Paulo Nobre está longe de ser “o pior presidente” da história do clube. Aliás, é cedo para dizer se será bom ou mau. O time está longe de ser “o pior time” da história do clube. A torcida está longe, muito longe, das suas piores depressões. As perspectivas são as melhores em muitos e muitos anos, inclusive por conta do estádio – confusa o quanto esteja a coisa, a natureza mesma dela não admite o impasse eterno. Não tenho mais saco com histeria, sobretudo com histeria voluntariamente ignorante. Até aí, morreu o Neves. A torcida também não entende necas de pitibiribas sobre futebol e vive de fazer eco a jornalistas que malemá são capazes de desenhar a letra "O" usando um copo. Há outras coisas que preocupam muito mais; como, por exemplo, a falta de capacidade da atual gestão para compreender que, sem a manutenção de um time que possa se entrosar – o que só se obtém pela manutenção de sua espinha dorsal – nenhuma racionalidade administrativa salvará sua pele. Até porque gerir equipes de futebol implica montar equipes de futebol. Se você não consegue progredir nesse sentido, não fez nada. Nada. Nada. Todo o resto é desprezível. Todinho. Mesmo. E se, além de não progredir, retrocede...

Bom, se retrocede... daí você é incompetente e deve ser afastado das suas funções na primeira oportunidade eleitoral. Não sei se vocês sabem, mas é assim que funciona. 
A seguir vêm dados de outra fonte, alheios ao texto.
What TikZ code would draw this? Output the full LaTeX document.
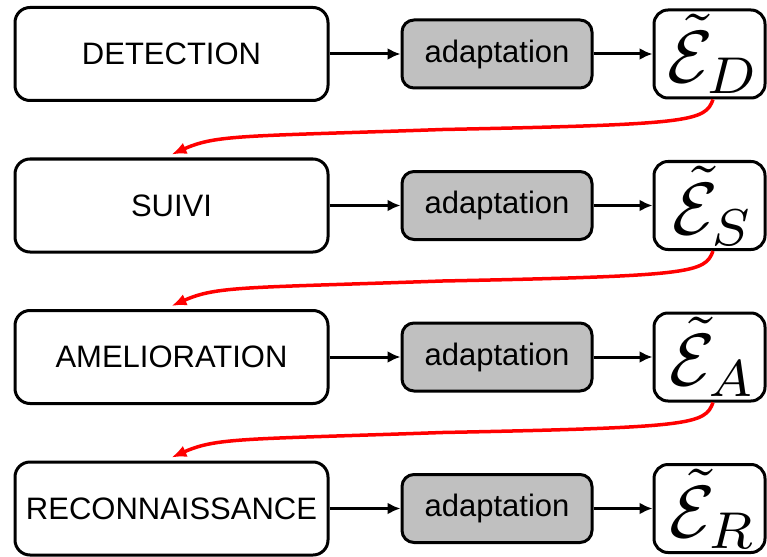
\documentclass[tikz,border=0pt]{standalone}
\usepackage{fontspec}
\newfontfamily\labelfont{Liberation Sans}
\usetikzlibrary{arrows.meta,calc}
\definecolor{adaptgray}{RGB}{192,192,192}
\begin{document}
\begin{tikzpicture}[x=1pt,y=-1pt,
  stagebox/.style={draw, line width=3pt, rounded corners=15pt,
    minimum width=313pt, minimum height=93pt, inner sep=0pt,
    font=\labelfont\fontsize{31}{36}\selectfont},
  adaptbox/.style={draw, fill=adaptgray, line width=3pt, rounded corners=12pt,
    minimum width=190pt, minimum height=68pt, inner sep=0pt,
    font=\labelfont\fontsize{31}{36}\selectfont},
  errbox/.style={draw, line width=3pt, rounded corners=14pt,
    minimum width=111pt, minimum height=88pt, inner sep=0pt},
  errsym/.style={inner sep=0pt},
  flow/.style={line width=3pt, -{Latex[length=13pt,width=12pt]}},
  feedback/.style={draw=red, line width=3.5pt, -{Latex[length=15pt,width=12pt]}}
]
\useasboundingbox (0,0) rectangle (767,556);

% processing stages
\node[stagebox] (l1) at (171.5,54)    {DETECTION};
\node[stagebox] (l2) at (171.5,205.5) {SUIVI};
\node[stagebox] (l3) at (171.5,357)   {AMELIORATION};
\node[stagebox] (l4) at (171.5,508.5) {RECONNAISSANCE};

% adaptation blocks
\node[adaptbox] (a1) at (497,54)    {adaptation};
\node[adaptbox] (a2) at (497,205.5) {adaptation};
\node[adaptbox] (a3) at (497,357)   {adaptation};
\node[adaptbox] (a4) at (497,508.5) {adaptation};

% resulting error sets: frames with their symbols
\node[errbox] (e1) at (709.5,54)    {};
\node[errbox] (e2) at (709.5,205.5) {};
\node[errbox] (e3) at (709.5,357)   {};
\node[errbox] (e4) at (709.5,508.5) {};
\node[errsym] (s1) at ([xshift=4pt]e1.center) {\scalebox{7.4}{$\tilde{\mathcal{E}}_D$}};
\node[errsym] (s2) at ([xshift=4pt]e2.center) {\scalebox{7.4}{$\tilde{\mathcal{E}}_S$}};
\node[errsym] (s3) at ([xshift=4pt]e3.center) {\scalebox{7.4}{$\tilde{\mathcal{E}}_A$}};
\node[errsym] (s4) at ([xshift=4pt]e4.center) {\scalebox{7.4}{$\tilde{\mathcal{E}}_R$}};

% forward flow in each row
\foreach \i in {1,...,4} {
  \draw[flow] (l\i) -- (a\i);
  \draw[flow] (a\i) -- (e\i);
}

% feedback from each error set to the next stage
\foreach \i/\j in {1/2,2/3,3/4} {
  \coordinate (m\i) at ($(e\i.south)+(-267,30)$);
  \draw[feedback] ([xshift=3.5pt]e\i.south)
    .. controls +(-8,22) and +(250,-5) .. (m\i)
    .. controls +(-200,7) and +(45,-20) .. ([yshift=3pt]l\j.north);
}
\end{tikzpicture}
\end{document}
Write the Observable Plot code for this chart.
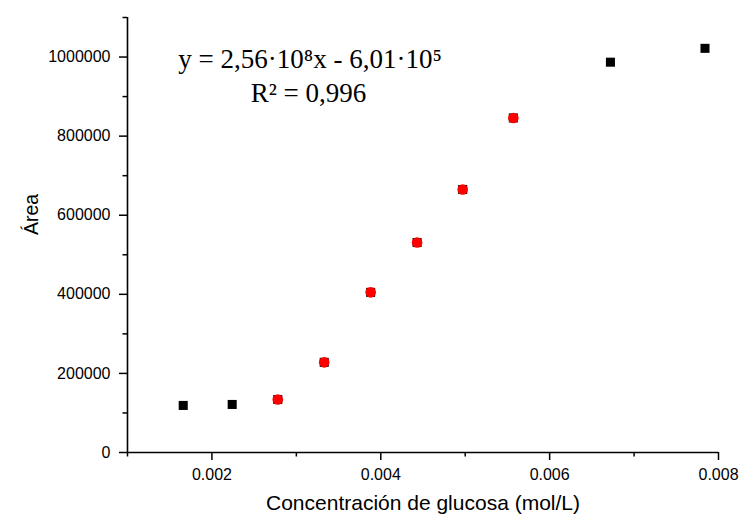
<!DOCTYPE html>
<html>
<head>
<meta charset="utf-8">
<script src="https://cdn.jsdelivr.net/npm/d3@7"></script>
<script src="https://cdn.jsdelivr.net/npm/@observablehq/plot@0.6"></script>
<style>
  html, body { margin: 0; padding: 0; background: #fff; }
</style>
</head>
<body>
<div id="chart"></div>
<script>
// Data
const conc  = [0.00166, 0.00224, 0.00278, 0.00333, 0.00388, 0.00443, 0.00497, 0.00557, 0.00672, 0.00784];
const area  = [119000, 121500, 134000, 228000, 405000, 531000, 665000, 846000, 987000, 1022000];
const inFit = [false, false, true, true, true, true, true, true, false, false];

const xMajor = [0.002, 0.004, 0.006, 0.008];
const xMinor = [0.001, 0.003, 0.005, 0.007];
const yMajor = [0, 200000, 400000, 600000, 800000, 1000000];
const yMinor = [100000, 300000, 500000, 700000, 900000, 1100000];

const eqText = ["y = 2,56·10⁸x - 6,01·10⁵", "R² = 0,996"];
const eqX = [0.003162, 0.003144];
const eqY = [995000, 907000];

const xTitle = "Concentración de glucosa (mol/L)";
const yTitle = "Área";

const points = conc.map((c, i) => ({conc: c, area: area[i], fit: inFit[i]}));
const fitPoints = points.filter(d => d.fit);
const eq = eqText.map((t, i) => ({t, x: eqX[i], y: eqY[i]}));

const chart = Plot.plot({
  width: 742,
  height: 520,
  marginLeft: 127,
  marginRight: 24,
  marginTop: 17,
  marginBottom: 68,
  x: {domain: [0.001, 0.008]},
  y: {domain: [0, 1100000]},
  style: {fontFamily: "'Liberation Sans', Arial, sans-serif", fontSize: "16px", color: "#000", background: "#fff"},
  marks: [
    Plot.axisX({ticks: xMajor, tickSize: 8, tickPadding: 8.5, tickFormat: d3.format(".3f"), label: null, strokeWidth: 1.5, fontSize: 16}),
    Plot.axisX({ticks: xMinor, tickSize: 4.5, tickFormat: () => "", label: null, strokeWidth: 1.5}),
    Plot.axisY({ticks: yMajor, tickSize: 8, tickPadding: 9, tickFormat: d3.format("d"), label: null, strokeWidth: 1.5, fontSize: 16}),
    Plot.axisY({ticks: yMinor, tickSize: 4.5, tickFormat: () => "", label: null, strokeWidth: 1.5}),
    Plot.ruleY([0], {stroke: "#000", strokeWidth: 1.6}),
    Plot.ruleX([0.001], {stroke: "#000", strokeWidth: 1.6}),
    Plot.dot(points, {x: "conc", y: "area", symbol: "square", r: 5.1, fill: "#000", stroke: "none"}),
    Plot.dot(fitPoints, {x: "conc", y: "area", symbol: "circle", r: 5.3, fill: "#ff0000", stroke: "none"}),
    Plot.text(eq, {x: "x", y: "y", text: "t", fontFamily: "'Liberation Serif', 'Times New Roman', serif", fontSize: 27, fill: "#000"}),
    Plot.text([xTitle], {frameAnchor: "bottom", dy: 57, fontSize: 21, fill: "#000"}),
    Plot.text([yTitle], {frameAnchor: "left", rotate: -90, dx: -96, dy: 0, fontSize: 19.5, fill: "#000"})
  ]
});
document.getElementById("chart").appendChild(chart);
</script>
</body>
</html>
Outra coisa que, parece, ainda não ficou suficientemente clara: não foi o torcedor da arquibancada quem pediu para administrar o Palmeiras. Quem o fez foi Paulo Nobre. Não é o sócio-torcedor quem recebe, pontualmente, um bom salário para montar, manter e melhorar equipes de futebol capazes de disputar títulos. Quem o recebe é José Carlos Brunoro. Portanto, não me peçam pra rebolar.

Rebolem vocês, bonitões. E é bom começar rápido.